The post-effective amendment filed on June 15, 2018 was made so as to update the subscription agreement and provide disclosure regarding the extension of the time period for which we could complete the Origo merger; and the June 26, 2018 post-effective amendment was filed so as to include information regarding a new director and add a correction to the subscription agreement.

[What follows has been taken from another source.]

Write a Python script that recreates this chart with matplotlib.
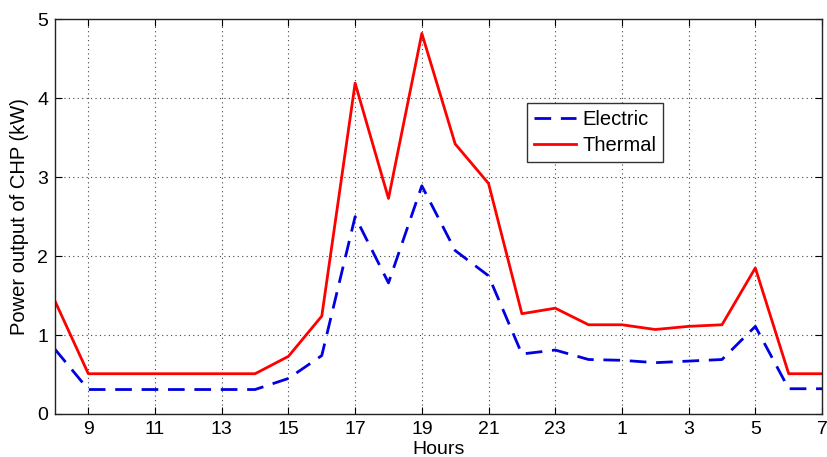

We do not believe the changes made to the post-effective amendments filed on June 15, 2018 or June 26, 2018 were material; however, we believe they were necessary so as to allow the Company to present potential purchasers with a complete and up-to-date picture of the Company without requiring potential investors to reference multiple separate filings.


The Company initially relied on Rule 251(d)(1)(iii) that permit offers to be made after an offering is qualified by the Commission so long as the offer is accompanied by the most recent offering circular filed with the Commission; in this case the June 12, 2018 offering circular, and erroneously made sales in reliance on Rule 251(d)(2)(i)(A) in its belief that the offering had been qualified. However, the Company acknowledges that in making sales prior to requalification of the offering by the Commission it may have violated the letter and spirit of Rule (d)(2)(i)(A) in that the Commission had not requalified the June 12, 2018 PQA to the Offering Circular. Notwithstanding, the Company believes that this was a technical violation of the Rule and not intended to confuse or mislead investors in any way or to raise investor protection issues,


  2. We note your response to comment 2. Please tell us what consideration you have given to promptly returning the $300,000 that you received in respect of subscriptions during the period prior to the qualification of your post-qualification amendment.




As stated above, the Company acknowledges that while it filed the June 12, 2018 PQA with the Commission it did not request requalification at that time and accepted in escrow approximately $300,000 of subscriptions for shares prior to being notified by the Commission that the offering was again being reviewed.  In view of the requirements under Rule 10b-9, the Company agrees to promptly return the funds to each of the investors who subscribed for shares and upon requalification of the PQA, the Company will offer such subscribers an opportunity to reinvest after their review of the requalified offering circular.





Based upon the foregoing, we respectfully request that the Staff requalify the above-referenced Offering Statement on Form 1-A POS at 5:00 p.m. Eastern Time on July 19, 2018, or as soon thereafter as is practicable.


Very truly yours,




By:   /s/ Adam E. Levin  
  Adam E. Levin, Chief Executive Officer  



Cc:   NMS Capital Advisors, LLC  
  CKR Law, LLP  
  Law Offices of Michelle Geller, Esq.